3-D Manufacturing Revolution Set to Explode?

3-D manufacturing is all the rage. Instead of sending manufacturing overseas to use cheap labor to churn out parts and products, U.S. entrepreneurs have developed 3-D manufacturing processes that essentially allow customized manufacturing of an item here rather than over there.

If this new way of making things catches on, the whole paradigm of manufacturing stuff in China on the cheap gets re-set. Maybe you still get your Nike's assembled in Malaysia and your cat litter packaged and shipped from China (Yes, they can make cat litter there and ship it here cheaper than we can make it here!). But apparently manufacturing by robots has become sophisticated enough to replace all those millions of Chinese - and other Asian - workers at a much lower cost. And if that's so, the robots aren't any cheaper over there than they would be plying their trade here in the U.S.

(This is one of those things that points to a possibly brighter future...once we get through this crisis, that is. That's why I'm bringing it up. It's kind of a break from the typical doom and gloom that comes with the biggest economic and financial crisis of our lifetimes.)

So what is 3-D manufacturing? Here's an explanation from Forbes:

In conventional manufacturing, parts are produced by humas using power-driven machine tools, such as saws, lathes, milling machines, and drill presses, to physically remove material to obtain the shape desired. This is a cumbersome process that becomes more difficult and time-consuming with increasing complexity. In other words, the more complex the product you want to create, the more labor is required and the greater the effort.

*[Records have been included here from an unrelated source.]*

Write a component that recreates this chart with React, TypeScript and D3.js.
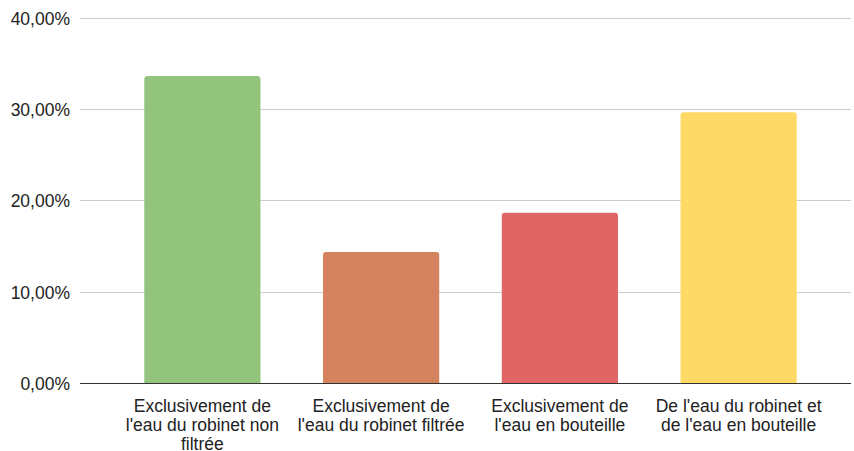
import React, { useMemo } from "react";
import * as d3 from "d3";

// Share of respondents by drinking-water habit
const categories = [
  "Exclusivement de l'eau du robinet non filtrée",
  "Exclusivement de l'eau du robinet filtrée",
  "Exclusivement de l'eau en bouteille",
  "De l'eau du robinet et de l'eau en bouteille",
];
const shares = [0.336, 0.1436, 0.1865, 0.2963];
const barColors = ["#93c47d", "#d5825f", "#e06666", "#ffd966"];
const yTicks = [0, 0.1, 0.2, 0.3, 0.4];

const WIDTH = 854;
const HEIGHT = 451;
const FONT = "Liberation Sans, Arial, sans-serif";
const FONT_SIZE = 17.5;
const WRAP_WIDTH = 175;

const formatPct = (v: number) => (v * 100).toFixed(2).replace(".", ",") + "%";

function wrapWords(text: string, maxWidth: number): string[] {
  const canvas = document.createElement("canvas");
  const ctx = canvas.getContext("2d")!;
  ctx.font = `${FONT_SIZE}px "Liberation Sans", Arial, sans-serif`;
  const words = text.split(" ");
  const lines: string[] = [];
  let current = "";
  for (const w of words) {
    const candidate = current ? current + " " + w : w;
    if (current && ctx.measureText(candidate).width > maxWidth) {
      lines.push(current);
      current = w;
    } else {
      current = candidate;
    }
  }
  if (current) lines.push(current);
  return lines;
}

// Bar with slightly rounded top corners
function topRoundedRect(x: number, y: number, w: number, h: number, r: number) {
  const rr = Math.min(r, w / 2, h);
  return `M${x},${y + h}V${y + rr}Q${x},${y} ${x + rr},${y}H${x + w - rr}Q${x + w},${y} ${x + w},${y + rr}V${y + h}Z`;
}

export default function App() {
  const x = d3
    .scaleBand<string>()
    .domain(categories)
    .range([113, 828])
    .paddingInner(0.35)
    .paddingOuter(0.175);
  const y = d3.scaleLinear().domain([0, 0.4]).range([383.3, 17.5]);

  const gridLeft = 80;
  const gridRight = 851;

  const wrapped = useMemo(() => categories.map((c) => wrapWords(c, WRAP_WIDTH)), []);

  return (
    <svg
      width={WIDTH}
      height={HEIGHT}
      style={{ position: "absolute", left: 0, top: 0, background: "#fff" }}
      fontFamily={FONT}
    >
      {yTicks.map((t) => {
        const yy = Math.round(y(t)) + 0.5;
        return (
          <g key={t}>
            {t > 0 && (
              <line x1={gridLeft} x2={gridRight} y1={yy} y2={yy} stroke="#cccccc" strokeWidth={1} />
            )}
            <text
              x={70}
              y={yy}
              dy="0.36em"
              textAnchor="end"
              fontSize={FONT_SIZE}
              fill="#222"
            >
              {formatPct(t)}
            </text>
          </g>
        );
      })}

      {categories.map((c, i) => {
        const bx = x(c)!;
        const by = y(shares[i]);
        return (
          <path
            key={c}
            d={topRoundedRect(bx, by, x.bandwidth(), y(0) - by, 3)}
            fill={barColors[i]}
          />
        );
      })}

      <line x1={gridLeft} x2={gridRight} y1={383.5} y2={383.5} stroke="#333" strokeWidth={1} />

      {categories.map((c, i) => {
        const cx = x(c)! + x.bandwidth() / 2;
        return (
          <text key={c} textAnchor="middle" fontSize={FONT_SIZE} fill="#222">
            {wrapped[i].map((line, j) => (
              <tspan key={j} x={cx} y={412 + j * 18.8}>
                {line}
              </tspan>
            ))}
          </text>
        );
      })}
    </svg>
  );
}
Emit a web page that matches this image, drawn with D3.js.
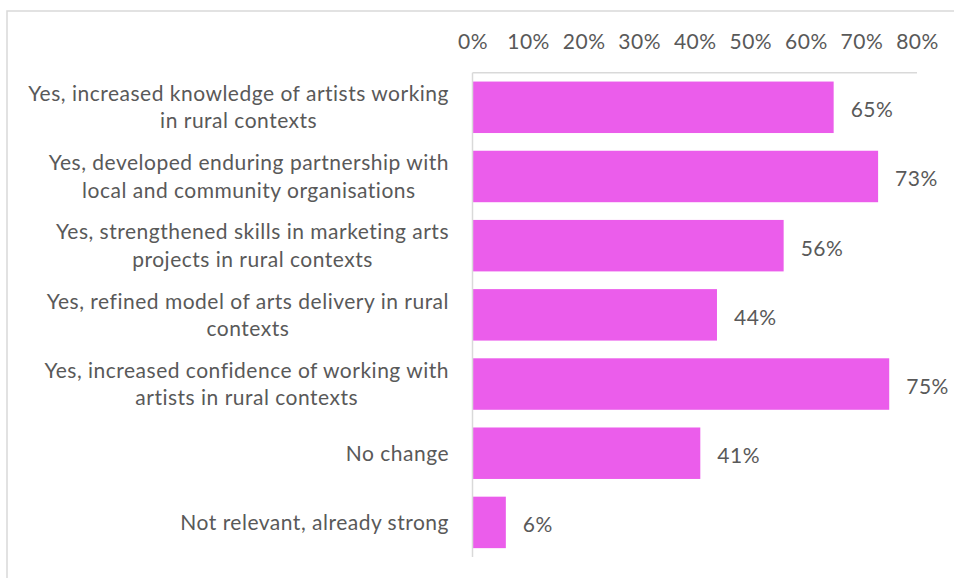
<!DOCTYPE html>
<html>
<head>
<meta charset="utf-8">
<script src="https://cdn.jsdelivr.net/npm/d3@7"></script>
<style>
  html, body { margin: 0; padding: 0; background: #fff; }
  svg { display: block; }
  text { font-family: Lato, "Open Sans", sans-serif; fill: #595959; }
</style>
</head>
<body>
<svg id="chart" width="954" height="578"></svg>
<script>
// Survey responses: share of respondents selecting each outcome
const categories = [
  ["Yes, increased knowledge of artists working", "in rural contexts"],
  ["Yes, developed enduring partnership with", "local and community organisations"],
  ["Yes, strengthened skills in marketing arts", "projects in rural contexts"],
  ["Yes, refined model of arts delivery in rural", "contexts"],
  ["Yes, increased confidence of working with", "artists in rural contexts"],
  ["No change"],
  ["Not relevant, already strong"]
];
const values = [0.65, 0.73, 0.56, 0.44, 0.75, 0.41, 0.06];
const tickValues = [0, 0.1, 0.2, 0.3, 0.4, 0.5, 0.6, 0.7, 0.8];

const svg = d3.select("#chart");
const fontSize = 21;
const spacing = "0.5px";
const barColor = "#EB5DEB";
const lineColor = "#D9D9D9";
const pct = d3.format(".0%");

// Outer frame
svg.append("rect")
  .attr("x", 7).attr("y", 11)
  .attr("width", 960).attr("height", 580)
  .attr("fill", "none").attr("stroke", lineColor).attr("stroke-width", 1.5);

const keys = categories.map((c, i) => i);
const x = d3.scaleLinear().domain([0, 0.8]).range([472.5, 917]);
const y = d3.scaleBand().domain(keys).range([72.7, 557])
  .paddingInner(0.256).paddingOuter(0.128);

// Top value axis (labels only, no tick marks)
const xAxis = d3.axisTop(x).tickValues(tickValues)
  .tickFormat(pct).tickSize(0).tickPadding(0);
const gx = svg.append("g").attr("transform", "translate(0,49)").call(xAxis);
gx.select(".domain").remove();
gx.selectAll("text")
  .attr("font-size", fontSize)
  .attr("dy", "0")
  .style("font-family", "Lato, 'Open Sans', sans-serif")
  .style("letter-spacing", spacing)
  .attr("fill", "#595959");

// Horizontal axis line under the tick labels
svg.append("line")
  .attr("x1", x(0)).attr("x2", x(0.8))
  .attr("y1", y.range()[0]).attr("y2", y.range()[0])
  .attr("stroke", lineColor).attr("stroke-width", 1.5);

// Bars
svg.append("g").selectAll("rect")
  .data(values)
  .join("rect")
  .attr("x", x(0))
  .attr("y", (d, i) => y(i))
  .attr("width", d => x(d) - x(0))
  .attr("height", y.bandwidth())
  .attr("fill", barColor);

// Category axis line
svg.append("line")
  .attr("x1", x(0)).attr("x2", x(0))
  .attr("y1", y.range()[0]).attr("y2", y.range()[1])
  .attr("stroke", lineColor).attr("stroke-width", 1.5);

// Value labels
svg.append("g").selectAll("text")
  .data(values)
  .join("text")
  .attr("x", d => x(d) + 17)
  .attr("y", (d, i) => y(i) + y.bandwidth() / 2 + 10)
  .attr("font-size", fontSize)
  .style("letter-spacing", spacing)
  .text(d => pct(d));

// Category labels, centred multi-line blocks right-aligned to the axis
const lineH = 27.5;
const labelG = svg.append("g");
categories.forEach((lines, i) => {
  const cy = y(i) + y.bandwidth() / 2 + 7.4;
  const t = labelG.append("text")
    .attr("font-size", fontSize)
    .style("letter-spacing", spacing)
    .attr("text-anchor", "middle");
  lines.forEach((ln, j) => {
    t.append("tspan")
      .attr("x", 0)
      .attr("y", cy + (j - (lines.length - 1) / 2) * lineH)
      .text(ln);
  });
  const w = t.node().getBBox().width;
  t.attr("transform", `translate(${449 - w / 2},0)`);
});
</script>
</body>
</html>
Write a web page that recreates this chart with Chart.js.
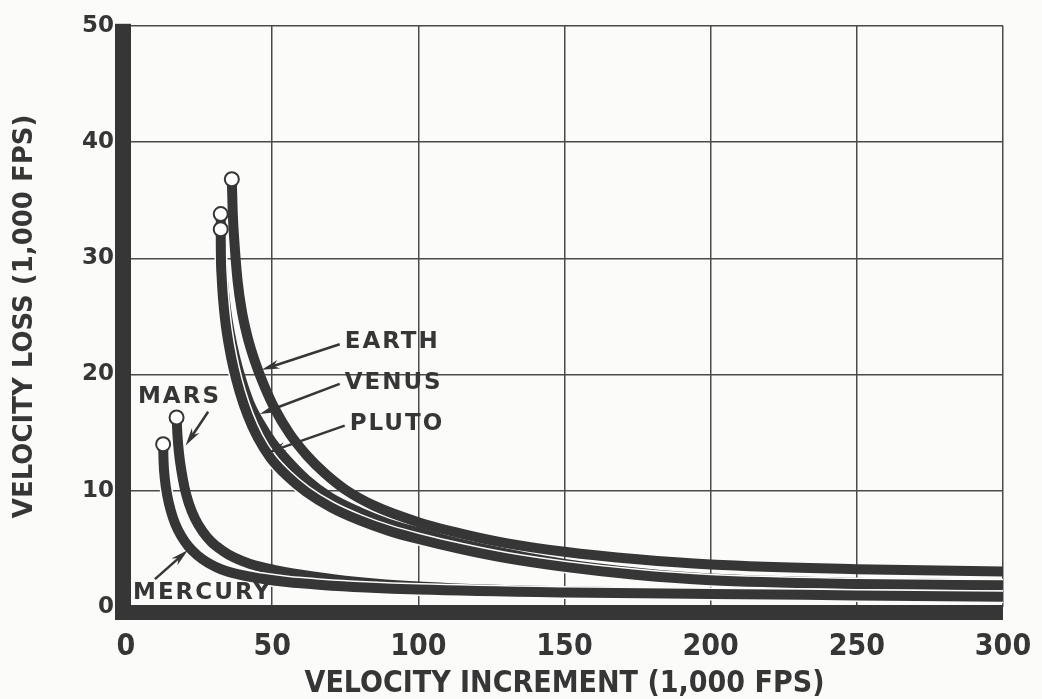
<!DOCTYPE html>
<html>
<head>
<meta charset="utf-8">
<script src="https://cdn.jsdelivr.net/npm/chart.js@4.4.1/dist/chart.umd.min.js"></script>
<style>
  html, body { margin: 0; padding: 0; background: #fbfbf9; }
  #wrap { width: 1042px; height: 699px; }
</style>
</head>
<body>
<div id="wrap"><canvas id="chart" width="1042" height="699"></canvas></div>
<script>
// values (1,000 fps)
const xTicks = [0, 50, 100, 150, 200, 250, 300];
const yTicks = [0, 10, 20, 30, 40, 50];

const earth = [
  [36.2, 36.8], [36.5, 34], [37.2, 31], [38.2, 28], [39.6, 25.5], [41.5, 23.3],
  [44, 21.2], [47, 19.2], [51, 17], [56, 14.9], [62, 13], [68, 11.5], [75, 10.1],
  [85, 8.7], [100, 7.3], [115, 6.3], [130, 5.5], [150, 4.75], [175, 4.1],
  [200, 3.65], [250, 3.25], [300, 3.05]
];
const venus = [
  [32.4, 33.8], [32.5, 31.5], [32.8, 29.5], [33.4, 27.5], [34.3, 25.5], [35.6, 23.5],
  [37.3, 21.5], [39.5, 19.5], [42.3, 17.5], [45.8, 15.8], [50, 14.15], [55, 12.65],
  [61.7, 10.95], [70, 9.4], [80, 8.15], [90, 7.15], [100, 6.42], [115, 5.4], [130, 4.6],
  [150, 3.7], [175, 2.95], [200, 2.45], [250, 2.08], [300, 1.95]
];
const pluto = [
  [32.4, 32.5], [32.45, 30.5], [32.7, 28.5], [33.2, 26.5], [34.0, 24.5], [35.2, 22.5],
  [36.8, 20.5], [38.9, 18.5], [41.6, 16.5], [45, 14.6], [49.5, 12.8], [55, 11.3],
  [61.7, 9.9], [70, 8.6], [80, 7.45], [90, 6.55], [100, 5.85], [115, 4.95], [130, 4.2],
  [150, 3.45], [175, 2.75], [200, 2.3], [250, 1.98], [300, 1.87]
];
const mars = [
  [17.3, 16.3], [17.6, 14.8], [18.1, 13.3], [18.9, 11.8], [20.0, 10.3], [21.5, 8.9],
  [23.6, 7.6], [26.2, 6.5], [29.2, 5.6], [32.7, 4.9], [37, 4.25], [42.5, 3.7],
  [50.5, 3.2], [60, 2.78], [75, 2.27], [94, 1.86], [125, 1.5], [150, 1.35],
  [200, 1.18], [250, 1.05], [300, 0.95]
];
const mercury = [
  [12.7, 14], [12.85, 12.5], [13.3, 11], [14.1, 9.6], [15.3, 8.3], [16.9, 7.1],
  [18.9, 6.1], [21.4, 5.2], [24.4, 4.45], [28, 3.8], [32.5, 3.25], [38.5, 2.8],
  [46, 2.45], [55, 2.15], [67, 1.9], [82, 1.68], [100, 1.5], [150, 1.25],
  [200, 1.12], [250, 1.0], [300, 0.88]
];

// curve names with label anchor and arrow (data coords)
const curveLabels = [
  { text: 'EARTH',   x: 74.8, y: 22.8, from: [73.1, 22.6], to: [46.4, 20.4] },
  { text: 'VENUS',   x: 74.8, y: 19.3, from: [73.1, 19.2], to: [45.8, 16.6] },
  { text: 'PLUTO',   x: 76.5, y: 15.7, from: [74.8, 15.6], to: [48.6, 13.3] },
  { text: 'MARS',    x: 4.1,  y: 18.1, from: [28.1, 16.8], to: [20.4, 13.9] },
  { text: 'MERCURY', x: 2.4,  y: 1.2,  from: [9.9, 2.4],   to: [21.2, 4.9] }
];

const INK = '#363636';
const PAPER = '#fbfbf9';
const toXY = arr => arr.map(p => ({ x: p[0], y: p[1] }));

function curve(label, pts, order) {
  return {
    label,
    order,
    data: toXY(pts),
    borderColor: INK,
    borderWidth: 10,
    borderCapStyle: 'butt',
    cubicInterpolationMode: 'monotone',
    pointRadius: ctx => ctx.dataIndex === 0 ? 7 : 0,
    pointHoverRadius: 0,
    pointBackgroundColor: '#ffffff',
    pointBorderColor: INK,
    pointBorderWidth: 2,
    fill: false
  };
}

// thin paper-coloured edge so touching curves stay apart, as in the print
function halo(label, pts, order) {
  return {
    label: label + ' edge',
    order,
    data: toXY(pts),
    borderColor: PAPER,
    borderWidth: 13,
    borderCapStyle: 'butt',
    cubicInterpolationMode: 'monotone',
    pointRadius: 0,
    pointHoverRadius: 0,
    fill: false
  };
}

function arrow(ctx, x1, y1, x2, y2) {
  const ang = Math.atan2(y2 - y1, x2 - x1);
  const c = Math.cos(ang), s = Math.sin(ang);
  const len = 18, half = 4.5;
  ctx.beginPath();
  ctx.moveTo(x1, y1);
  ctx.lineTo(x2 - c * len * 0.6, y2 - s * len * 0.6);
  ctx.stroke();
  ctx.beginPath();
  ctx.moveTo(x2, y2);
  ctx.lineTo(x2 - c * len - s * half, y2 - s * len + c * half);
  ctx.lineTo(x2 - c * len * 0.7, y2 - s * len * 0.7);
  ctx.lineTo(x2 - c * len + s * half, y2 - s * len - c * half);
  ctx.closePath();
  ctx.fill();
}

const framePlugin = {
  id: 'frame',
  beforeDatasetsDraw(chart) {
    const { ctx, chartArea: a } = chart;
    ctx.save();
    ctx.fillStyle = INK;
    ctx.fillRect(a.left - 11, a.top - 2, 16, a.bottom - a.top + 15);
    ctx.fillRect(a.left - 11, a.bottom - 2, a.right - a.left + 11, 15);
    ctx.restore();
  },
  afterDatasetsDraw(chart) {
    const { ctx, scales: { x, y } } = chart;
    ctx.save();
    ctx.fillStyle = INK;
    ctx.strokeStyle = INK;
    ctx.lineWidth = 2.5;
    ctx.font = 'bold 23px "DejaVu Sans"';
    ctx.letterSpacing = '2px';
    ctx.textBaseline = 'middle';
    curveLabels.forEach(l => {
      ctx.fillText(l.text, x.getPixelForValue(l.x), y.getPixelForValue(l.y));
      arrow(ctx,
        x.getPixelForValue(l.from[0]), y.getPixelForValue(l.from[1]),
        x.getPixelForValue(l.to[0]), y.getPixelForValue(l.to[1]));
    });
    ctx.restore();
  }
};

new Chart(document.getElementById('chart'), {
  type: 'line',
  data: {
    datasets: [
      curve('Earth', earth, 7),
      curve('Venus', venus, 6),
      halo('Pluto', pluto, 5),
      curve('Pluto', pluto, 4),
      curve('Mars', mars, 3),
      halo('Mercury', mercury, 2),
      curve('Mercury', mercury, 1)
    ]
  },
  options: {
    responsive: false,
    devicePixelRatio: 1,
    animation: false,
    parsing: false,
    layout: { padding: { top: 17, right: 39, left: 0, bottom: 0 } },
    plugins: { legend: { display: false }, tooltip: { enabled: false } },
    scales: {
      x: {
        type: 'linear',
        min: xTicks[0],
        max: xTicks[xTicks.length - 1],
        afterBuildTicks: s => { s.ticks = xTicks.map(v => ({ value: v })); },
        afterFit: s => { s.height = 92; s.paddingRight = 0; },
        grid: { color: '#4a4a4a', lineWidth: 1.5, drawTicks: true, tickLength: 20, tickColor: 'rgba(0,0,0,0)' },
        border: { display: false },
        ticks: {
          color: INK,
          padding: 2,
          maxRotation: 0,
          font: { family: '"DejaVu Sans Condensed", "DejaVu Sans"', size: 30, weight: 'bold' }
        },
        title: {
          display: true,
          text: 'VELOCITY INCREMENT (1,000 FPS)',
          color: INK,
          padding: { top: 0, bottom: 0 },
          font: { family: '"DejaVu Sans Condensed", "DejaVu Sans"', size: 30, weight: 'bold', lineHeight: 1 }
        }
      },
      y: {
        type: 'linear',
        min: yTicks[0],
        max: yTicks[yTicks.length - 1],
        afterBuildTicks: s => { s.ticks = yTicks.map(v => ({ value: v })); },
        afterFit: s => { s.width = 126; },
        grid: { color: '#4a4a4a', lineWidth: 1.5, drawTicks: false },
        border: { display: false },
        ticks: {
          color: INK,
          padding: 12,
          font: { family: '"DejaVu Sans"', size: 23, weight: 'bold' }
        },
        title: {
          display: true,
          text: 'VELOCITY LOSS (1,000 FPS)',
          color: INK,
          padding: { top: 12, bottom: 0 },
          font: { family: '"DejaVu Sans"', size: 26, weight: 'bold', lineHeight: 1 }
        }
      }
    }
  },
  plugins: [framePlugin]
});
</script>
</body>
</html>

In additive manufacturing, parts are produced by melting successive layers of materials based on 3D models—adding materials rather than subtracting them. The “3D printers” that produce these use powered metal, droplets of plastic, and other materials—much like the toner cartridges that go into laser printers.  This allows the creation of objects without any sort of tools or fixtures. The process doesn’t produce any waste material, and there is no additional cost for complexity. Just as, in using laser printers, a page filled with graphics doesn’t cost much more than one with text, in using a 3D printer, we can print sophisticated 3D structures for about the cost of a brick.